Paul Nicodemus of The Times of India gave 3/5 stars and wrote, "While the film may struggle to maintain a consistent narrative pace, its action sequences and Ravi Teja's performance stand out as highlights and compensate for the lacunae".

Avad of OTTplay gave 2.5/5 stars and wrote, "Eagle is a stylized action drama that has some great fight sequences in the second half. Ravi Teja kills it in his new look and powerful role. But the storyline lacks novelty, emotions do not work, and the setup looks a bit over the top. All those who love action films can give this film a shot". Janani. K of India Today gave 2.5/5 stars and wrote "'Eagle’ has some brilliant action pieces and the slow-motion shots elevate those sequences. Where it lacks is in its writing. It needs more punch and new ideas to keep things going for more than two and a half hours. It gets exhausting to see people sing praises of the hero without moving the story forward."

Raghu Bandi of The Indian Express gave 2/5 stars and wrote "Eagle might not be a bad watch if you temper your expectations. It is definitely not a regular Ravi Teja film". Balakrishna Ganesan of The News Minute gave 1.5/5 stars and wrote "'Eagle’ tries its best to mimic 'KGF', but director Karthik Gattamneni fails to pull off Prashanth Neel’s grip over direction and screenplay".

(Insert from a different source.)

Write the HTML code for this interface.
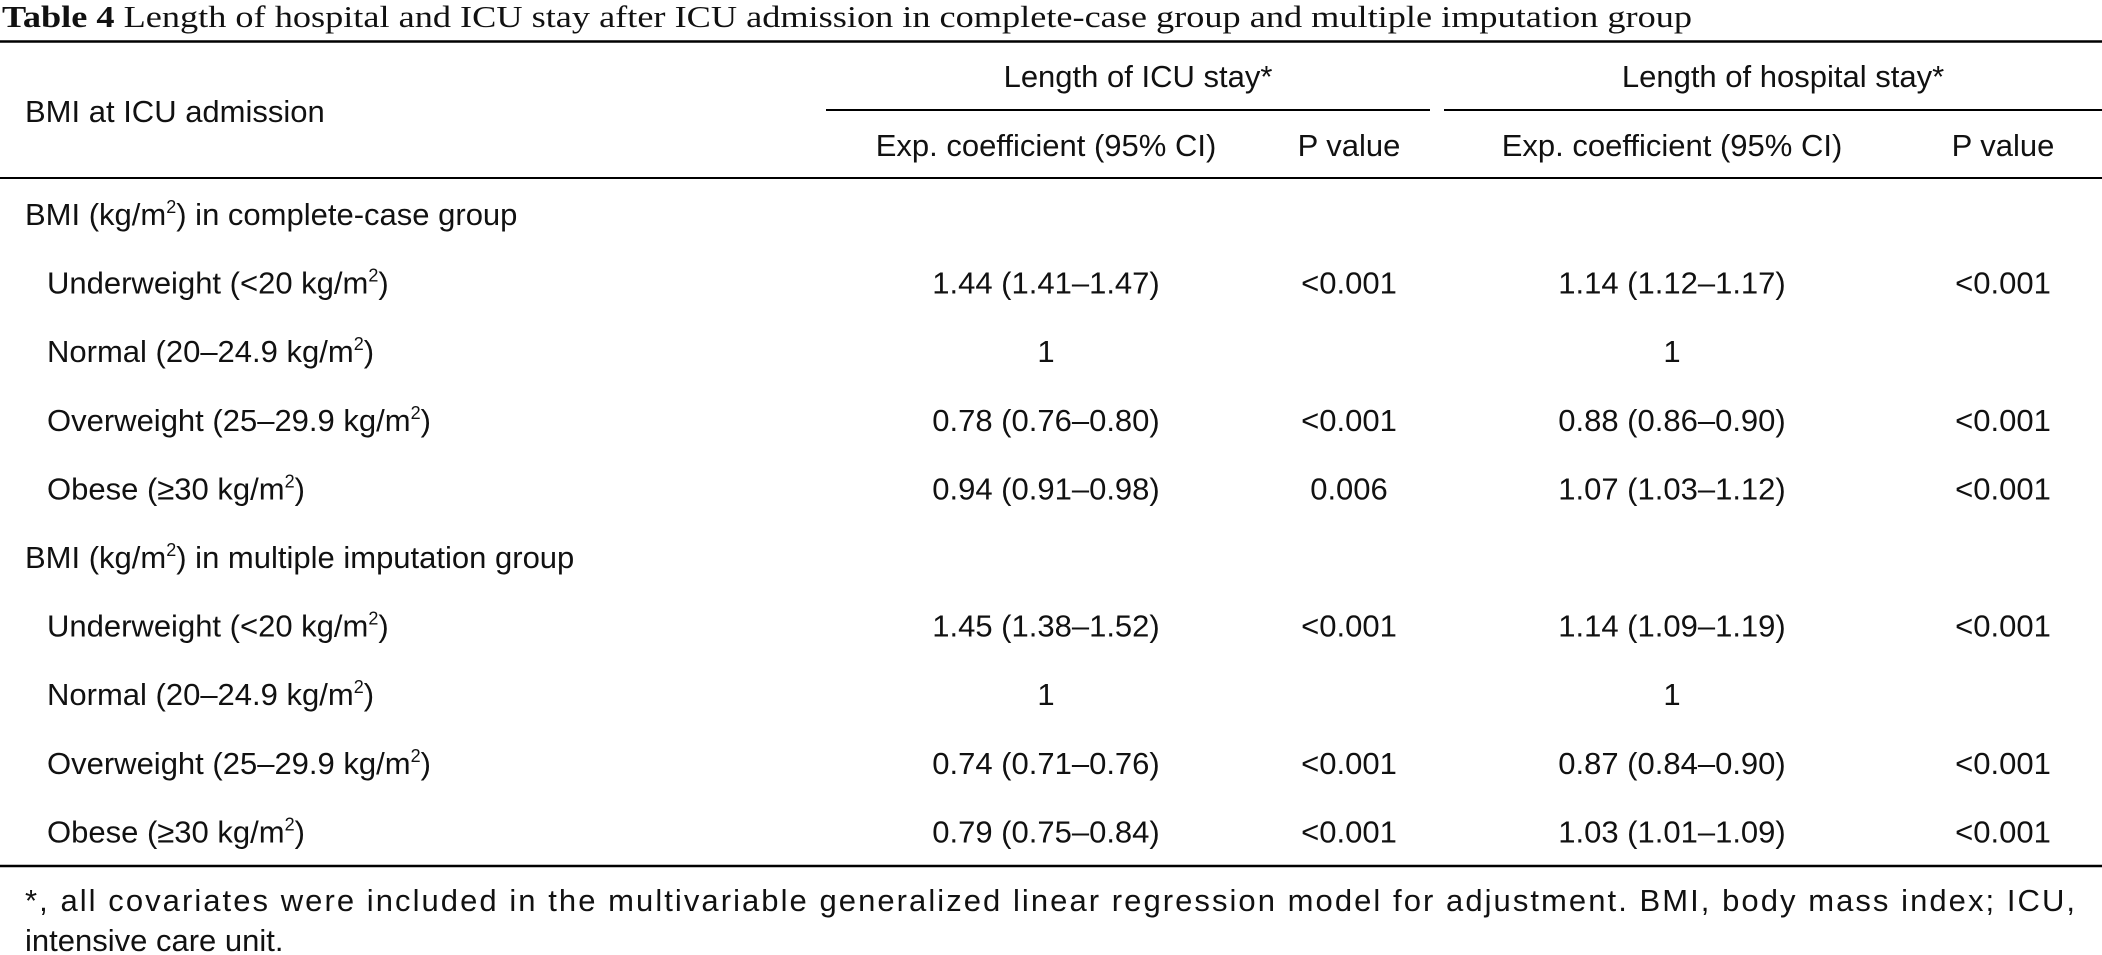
<!DOCTYPE html>
<html><head><meta charset="utf-8"><style>
html,body{margin:0;padding:0;background:#fff;}
svg{display:block;}
.s{font-family:"Liberation Sans",Arial,sans-serif;font-size:31px;fill:#111;}
.t{font-family:"Liberation Serif",serif;font-size:31px;fill:#111;}
</style></head><body>
<svg id="tbl" width="2102" height="955" xmlns="http://www.w3.org/2000/svg">
<text class="t" x="2" y="27" textLength="1690" lengthAdjust="spacingAndGlyphs"><tspan font-weight="bold">Table 4</tspan> Length of hospital and ICU stay after ICU admission in complete-case group and multiple imputation group</text>
<line x1="0" x2="2102" y1="41.5" y2="41.5" stroke="#000" stroke-width="2.5"/>
<text class="s" x="25" y="122">BMI at ICU admission</text>
<text class="s" x="1138" y="87" text-anchor="middle">Length of ICU stay*</text>
<text class="s" x="1783" y="87" text-anchor="middle">Length of hospital stay*</text>
<line x1="826" x2="1430" y1="110" y2="110" stroke="#000" stroke-width="2"/>
<line x1="1444" x2="2102" y1="110" y2="110" stroke="#000" stroke-width="2"/>
<text class="s" x="1046" y="156" text-anchor="middle">Exp. coefficient (95% CI)</text>
<text class="s" x="1349" y="156" text-anchor="middle">P value</text>
<text class="s" x="1672" y="156" text-anchor="middle">Exp. coefficient (95% CI)</text>
<text class="s" x="2003" y="156" text-anchor="middle">P value</text>
<line x1="0" x2="2102" y1="178" y2="178" stroke="#000" stroke-width="2"/>
<line x1="0" x2="2102" y1="866" y2="866" stroke="#000" stroke-width="2.5"/>
<text class="s" x="25" y="911" textLength="2050" lengthAdjust="spacing">*, all covariates were included in the multivariable generalized linear regression model for adjustment. BMI, body mass index; ICU,</text>
<text class="s" x="25" y="951">intensive care unit.</text>
<g id="rows"></g>
</svg>
<script>
const labels = ["BMI (kg/m|) in complete-case group","Underweight (<20 kg/m|)","Normal (20–24.9 kg/m|)","Overweight (25–29.9 kg/m|)","Obese (≥30 kg/m|)","BMI (kg/m|) in multiple imputation group","Underweight (<20 kg/m|)","Normal (20–24.9 kg/m|)","Overweight (25–29.9 kg/m|)","Obese (≥30 kg/m|)"];
const indent = [0,1,1,1,1,0,1,1,1,1];
const icuCoef = ["","1.44 (1.41–1.47)","1","0.78 (0.76–0.80)","0.94 (0.91–0.98)","","1.45 (1.38–1.52)","1","0.74 (0.71–0.76)","0.79 (0.75–0.84)"];
const icuP = ["","<0.001","","<0.001","0.006","","<0.001","","<0.001","<0.001"];
const hospCoef = ["","1.14 (1.12–1.17)","1","0.88 (0.86–0.90)","1.07 (1.03–1.12)","","1.14 (1.09–1.19)","1","0.87 (0.84–0.90)","1.03 (1.01–1.09)"];
const hospP = ["","<0.001","","<0.001","<0.001","","<0.001","","<0.001","<0.001"];
const NS="http://www.w3.org/2000/svg";
const g=document.getElementById('rows');
function rowY(i){return 225+i*68.6;}
function addText(x,y,anchor,str,name){
  const t=document.createElementNS(NS,'text');
  t.setAttribute('class','s');
  t.setAttribute('x',x);t.setAttribute('y',y);
  t.setAttribute('text-anchor',anchor);
  
  
  const parts=str.split('|');
  parts.forEach((p,k)=>{
    if(k>0){const s=document.createElementNS(NS,'tspan');s.setAttribute('font-size','18');s.setAttribute('dy','-12');s.textContent='2';t.appendChild(s);
      const r=document.createElementNS(NS,'tspan');r.setAttribute('dy','12');r.textContent=p;t.appendChild(r);}
    else t.appendChild(document.createTextNode(p));
  });
  g.appendChild(t);
}
labels.forEach((l,i)=>{
  const y=rowY(i);
  addText(indent[i]?47:25,y,'start',l,indent[i]?'category-label':'group-label');
  if(icuCoef[i])addText(1046,y,'middle',icuCoef[i],'icu-coefficient');
  if(icuP[i])addText(1349,y,'middle',icuP[i],'icu-p-value');
  if(hospCoef[i])addText(1672,y,'middle',hospCoef[i],'hospital-coefficient');
  if(hospP[i])addText(2003,y,'middle',hospP[i],'hospital-p-value');
});
</script>
</body></html>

Ram Venkat Srikar of Film Companion wrote, "Eagle aims to be different but some of its creative choices feel are good While it's hard not to be reminded of some films while watching Eagle, there are moments where it does fly high. But you only wish it soared higher". Sangeetha Devi Dundoo of The Hindu wrote "Director Karthik Gattamneni's ‘Eagle’, headlined by Ravi Teja, has a bunch of interesting ideas and fun action segments but needs sharper writing".